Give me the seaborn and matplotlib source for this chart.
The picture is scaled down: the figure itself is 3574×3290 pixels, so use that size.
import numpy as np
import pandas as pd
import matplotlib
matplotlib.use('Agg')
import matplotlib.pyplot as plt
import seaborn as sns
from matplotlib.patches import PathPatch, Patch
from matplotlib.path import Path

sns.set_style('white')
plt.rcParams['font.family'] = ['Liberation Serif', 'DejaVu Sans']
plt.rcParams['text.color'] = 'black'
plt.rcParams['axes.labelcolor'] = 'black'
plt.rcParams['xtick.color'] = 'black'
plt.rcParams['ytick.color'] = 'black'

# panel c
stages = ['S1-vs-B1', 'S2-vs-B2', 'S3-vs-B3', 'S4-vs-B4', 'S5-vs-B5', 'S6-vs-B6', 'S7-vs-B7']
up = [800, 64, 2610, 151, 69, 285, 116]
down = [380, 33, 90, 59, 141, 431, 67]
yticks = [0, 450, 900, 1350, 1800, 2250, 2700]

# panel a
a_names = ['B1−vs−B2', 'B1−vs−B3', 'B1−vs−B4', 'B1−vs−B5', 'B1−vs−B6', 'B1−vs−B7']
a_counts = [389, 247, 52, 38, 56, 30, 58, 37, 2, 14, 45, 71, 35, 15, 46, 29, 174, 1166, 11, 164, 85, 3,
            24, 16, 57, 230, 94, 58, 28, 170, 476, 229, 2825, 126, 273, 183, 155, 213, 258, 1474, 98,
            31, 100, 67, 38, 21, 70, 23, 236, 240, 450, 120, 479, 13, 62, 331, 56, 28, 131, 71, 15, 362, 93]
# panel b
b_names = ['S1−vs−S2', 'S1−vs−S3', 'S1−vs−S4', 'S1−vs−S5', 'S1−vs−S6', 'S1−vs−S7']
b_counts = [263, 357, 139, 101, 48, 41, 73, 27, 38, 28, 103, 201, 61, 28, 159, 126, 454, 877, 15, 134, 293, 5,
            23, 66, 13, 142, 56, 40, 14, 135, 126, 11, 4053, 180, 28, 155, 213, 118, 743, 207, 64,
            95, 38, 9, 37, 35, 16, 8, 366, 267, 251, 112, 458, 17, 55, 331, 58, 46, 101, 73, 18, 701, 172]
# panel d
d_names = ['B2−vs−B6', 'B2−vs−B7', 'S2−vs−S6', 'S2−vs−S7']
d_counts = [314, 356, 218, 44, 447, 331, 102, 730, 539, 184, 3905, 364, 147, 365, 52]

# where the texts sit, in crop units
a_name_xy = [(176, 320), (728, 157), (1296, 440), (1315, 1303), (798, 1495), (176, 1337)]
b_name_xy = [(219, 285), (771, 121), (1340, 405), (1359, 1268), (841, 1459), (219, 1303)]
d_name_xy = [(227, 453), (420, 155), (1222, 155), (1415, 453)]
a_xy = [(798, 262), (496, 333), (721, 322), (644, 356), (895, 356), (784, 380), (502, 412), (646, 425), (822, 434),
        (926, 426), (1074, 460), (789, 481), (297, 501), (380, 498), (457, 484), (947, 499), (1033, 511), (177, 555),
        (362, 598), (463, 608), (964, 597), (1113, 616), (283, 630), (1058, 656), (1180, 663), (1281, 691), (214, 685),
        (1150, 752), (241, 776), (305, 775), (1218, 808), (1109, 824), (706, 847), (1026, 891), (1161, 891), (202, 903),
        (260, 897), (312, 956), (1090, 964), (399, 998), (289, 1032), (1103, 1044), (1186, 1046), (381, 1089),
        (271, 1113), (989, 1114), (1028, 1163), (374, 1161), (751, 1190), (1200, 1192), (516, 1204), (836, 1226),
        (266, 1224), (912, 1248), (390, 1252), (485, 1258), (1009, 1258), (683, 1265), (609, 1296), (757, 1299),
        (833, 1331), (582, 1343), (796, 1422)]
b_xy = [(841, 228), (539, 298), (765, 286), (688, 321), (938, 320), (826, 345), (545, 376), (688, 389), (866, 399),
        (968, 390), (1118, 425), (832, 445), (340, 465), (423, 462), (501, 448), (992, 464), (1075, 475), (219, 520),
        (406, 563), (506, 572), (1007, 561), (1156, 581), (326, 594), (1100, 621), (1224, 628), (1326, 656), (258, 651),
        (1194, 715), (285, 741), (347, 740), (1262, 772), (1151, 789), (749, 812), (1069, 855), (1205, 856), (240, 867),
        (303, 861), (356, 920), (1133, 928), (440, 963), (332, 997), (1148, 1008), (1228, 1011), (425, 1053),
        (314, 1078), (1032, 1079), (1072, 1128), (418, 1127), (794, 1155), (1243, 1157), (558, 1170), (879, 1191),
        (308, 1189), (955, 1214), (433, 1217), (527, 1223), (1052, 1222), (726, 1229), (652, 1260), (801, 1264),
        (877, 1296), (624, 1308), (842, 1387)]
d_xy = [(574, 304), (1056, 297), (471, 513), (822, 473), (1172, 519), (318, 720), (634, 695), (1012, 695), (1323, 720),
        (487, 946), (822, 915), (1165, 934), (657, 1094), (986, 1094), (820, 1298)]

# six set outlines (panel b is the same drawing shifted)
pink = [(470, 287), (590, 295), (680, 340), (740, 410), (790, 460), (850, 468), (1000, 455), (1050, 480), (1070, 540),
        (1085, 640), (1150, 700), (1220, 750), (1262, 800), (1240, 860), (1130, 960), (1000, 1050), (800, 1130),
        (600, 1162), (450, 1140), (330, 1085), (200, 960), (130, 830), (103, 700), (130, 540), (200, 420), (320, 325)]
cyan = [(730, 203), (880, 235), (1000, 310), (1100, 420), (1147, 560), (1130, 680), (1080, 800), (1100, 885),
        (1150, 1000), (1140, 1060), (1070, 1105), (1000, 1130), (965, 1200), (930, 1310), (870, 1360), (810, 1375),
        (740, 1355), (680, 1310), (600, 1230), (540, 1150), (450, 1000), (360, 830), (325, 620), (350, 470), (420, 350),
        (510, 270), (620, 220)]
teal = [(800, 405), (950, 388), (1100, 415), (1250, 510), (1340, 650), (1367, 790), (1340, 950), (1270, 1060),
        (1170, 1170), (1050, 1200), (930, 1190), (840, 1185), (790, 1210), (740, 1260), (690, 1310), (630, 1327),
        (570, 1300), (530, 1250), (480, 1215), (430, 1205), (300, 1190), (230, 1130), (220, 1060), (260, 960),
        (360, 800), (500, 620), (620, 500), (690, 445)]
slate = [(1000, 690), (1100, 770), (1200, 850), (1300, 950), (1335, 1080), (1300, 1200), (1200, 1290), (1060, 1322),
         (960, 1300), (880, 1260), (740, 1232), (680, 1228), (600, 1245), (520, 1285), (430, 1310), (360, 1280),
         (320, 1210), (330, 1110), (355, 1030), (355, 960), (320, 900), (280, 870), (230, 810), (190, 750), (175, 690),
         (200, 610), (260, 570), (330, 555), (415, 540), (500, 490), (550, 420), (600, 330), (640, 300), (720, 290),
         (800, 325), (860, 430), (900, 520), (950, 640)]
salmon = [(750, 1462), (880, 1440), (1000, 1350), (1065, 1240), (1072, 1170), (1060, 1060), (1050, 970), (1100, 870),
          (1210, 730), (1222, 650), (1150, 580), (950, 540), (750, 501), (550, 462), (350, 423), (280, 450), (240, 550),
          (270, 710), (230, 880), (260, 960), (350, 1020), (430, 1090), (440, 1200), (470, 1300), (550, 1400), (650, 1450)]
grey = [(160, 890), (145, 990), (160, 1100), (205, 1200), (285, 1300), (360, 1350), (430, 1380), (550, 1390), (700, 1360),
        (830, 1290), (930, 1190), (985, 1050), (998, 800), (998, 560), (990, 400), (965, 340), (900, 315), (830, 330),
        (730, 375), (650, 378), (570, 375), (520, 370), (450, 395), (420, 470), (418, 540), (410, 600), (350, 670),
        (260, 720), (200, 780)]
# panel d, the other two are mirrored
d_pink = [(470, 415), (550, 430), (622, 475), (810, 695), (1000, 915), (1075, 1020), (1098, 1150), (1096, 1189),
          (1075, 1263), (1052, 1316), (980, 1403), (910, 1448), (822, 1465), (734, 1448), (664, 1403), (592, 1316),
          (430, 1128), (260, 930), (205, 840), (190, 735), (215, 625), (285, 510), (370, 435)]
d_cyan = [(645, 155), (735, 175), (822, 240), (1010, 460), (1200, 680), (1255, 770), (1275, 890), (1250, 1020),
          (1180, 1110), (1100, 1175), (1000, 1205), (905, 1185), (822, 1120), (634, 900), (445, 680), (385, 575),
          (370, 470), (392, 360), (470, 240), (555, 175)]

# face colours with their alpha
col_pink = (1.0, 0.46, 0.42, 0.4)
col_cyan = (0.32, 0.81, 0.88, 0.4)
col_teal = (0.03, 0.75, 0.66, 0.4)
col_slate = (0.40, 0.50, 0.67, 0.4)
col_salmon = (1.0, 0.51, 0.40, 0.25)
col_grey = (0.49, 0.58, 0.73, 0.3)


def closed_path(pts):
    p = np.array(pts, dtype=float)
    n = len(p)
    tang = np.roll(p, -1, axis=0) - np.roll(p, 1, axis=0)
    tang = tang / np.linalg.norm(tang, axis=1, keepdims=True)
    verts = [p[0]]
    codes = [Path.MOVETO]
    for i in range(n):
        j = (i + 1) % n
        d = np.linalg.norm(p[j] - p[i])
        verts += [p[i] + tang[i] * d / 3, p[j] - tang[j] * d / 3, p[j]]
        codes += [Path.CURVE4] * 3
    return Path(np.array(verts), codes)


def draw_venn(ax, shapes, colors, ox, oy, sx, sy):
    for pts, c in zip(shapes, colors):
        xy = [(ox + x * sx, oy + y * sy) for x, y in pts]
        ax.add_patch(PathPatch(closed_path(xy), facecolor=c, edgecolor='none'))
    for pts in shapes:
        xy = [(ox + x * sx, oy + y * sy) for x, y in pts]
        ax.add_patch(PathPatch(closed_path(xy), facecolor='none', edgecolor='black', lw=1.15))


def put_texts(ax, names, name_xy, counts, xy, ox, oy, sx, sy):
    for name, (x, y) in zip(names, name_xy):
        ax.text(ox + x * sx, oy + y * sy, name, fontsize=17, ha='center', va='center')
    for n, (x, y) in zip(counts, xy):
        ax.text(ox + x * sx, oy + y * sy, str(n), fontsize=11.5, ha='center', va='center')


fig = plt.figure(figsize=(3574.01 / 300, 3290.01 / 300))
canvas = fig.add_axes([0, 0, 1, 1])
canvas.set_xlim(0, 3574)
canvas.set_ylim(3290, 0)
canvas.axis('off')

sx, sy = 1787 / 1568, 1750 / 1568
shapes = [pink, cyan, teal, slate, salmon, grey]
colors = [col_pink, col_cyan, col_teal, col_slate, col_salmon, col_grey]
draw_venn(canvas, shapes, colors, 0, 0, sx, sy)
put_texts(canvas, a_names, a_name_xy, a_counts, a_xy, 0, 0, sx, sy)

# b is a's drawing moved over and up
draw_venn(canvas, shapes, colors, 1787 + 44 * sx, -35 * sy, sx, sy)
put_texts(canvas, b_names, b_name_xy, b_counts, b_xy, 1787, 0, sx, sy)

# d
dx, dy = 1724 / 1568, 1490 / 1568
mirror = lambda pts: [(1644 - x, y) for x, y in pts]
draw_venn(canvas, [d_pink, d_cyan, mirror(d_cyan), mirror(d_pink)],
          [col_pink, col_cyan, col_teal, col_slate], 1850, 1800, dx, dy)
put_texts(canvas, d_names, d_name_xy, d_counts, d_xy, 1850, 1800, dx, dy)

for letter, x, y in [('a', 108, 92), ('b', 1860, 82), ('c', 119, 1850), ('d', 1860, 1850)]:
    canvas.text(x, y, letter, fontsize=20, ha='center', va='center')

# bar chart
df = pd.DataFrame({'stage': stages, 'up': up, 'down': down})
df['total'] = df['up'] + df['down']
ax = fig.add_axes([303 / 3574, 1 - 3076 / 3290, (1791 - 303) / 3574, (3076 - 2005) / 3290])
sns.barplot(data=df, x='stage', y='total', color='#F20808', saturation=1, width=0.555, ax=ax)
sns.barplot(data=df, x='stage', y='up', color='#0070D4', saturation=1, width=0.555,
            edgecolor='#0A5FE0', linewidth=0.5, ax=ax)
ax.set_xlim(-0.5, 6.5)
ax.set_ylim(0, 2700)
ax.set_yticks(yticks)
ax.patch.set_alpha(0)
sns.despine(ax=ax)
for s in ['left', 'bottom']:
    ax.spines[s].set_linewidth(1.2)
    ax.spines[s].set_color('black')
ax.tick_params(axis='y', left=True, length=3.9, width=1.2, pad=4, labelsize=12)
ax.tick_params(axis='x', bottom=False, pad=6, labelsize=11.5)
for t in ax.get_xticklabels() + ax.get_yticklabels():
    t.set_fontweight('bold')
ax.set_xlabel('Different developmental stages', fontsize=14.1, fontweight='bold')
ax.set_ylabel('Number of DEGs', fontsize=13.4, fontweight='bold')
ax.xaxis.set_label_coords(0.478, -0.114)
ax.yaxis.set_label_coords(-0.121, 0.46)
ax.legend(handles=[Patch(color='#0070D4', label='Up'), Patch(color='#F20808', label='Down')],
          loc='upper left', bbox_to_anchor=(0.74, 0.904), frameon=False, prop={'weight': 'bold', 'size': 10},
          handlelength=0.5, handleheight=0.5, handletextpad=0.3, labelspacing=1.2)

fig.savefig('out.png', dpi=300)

* * * * * * * * *

-- Problem description --
Quote only the stretch of lines that starts the data above and ends with the line containing "from matplotlib.path import Path", both included.

-- Reply to the task --
Give me the seaborn and matplotlib source for this chart.
The picture is scaled down: the figure itself is 3574×3290 pixels, so use that size.
import numpy as np
import pandas as pd
import matplotlib
matplotlib.use('Agg')
import matplotlib.pyplot as plt
import seaborn as sns
from matplotlib.patches import PathPatch, Patch
from matplotlib.path import Path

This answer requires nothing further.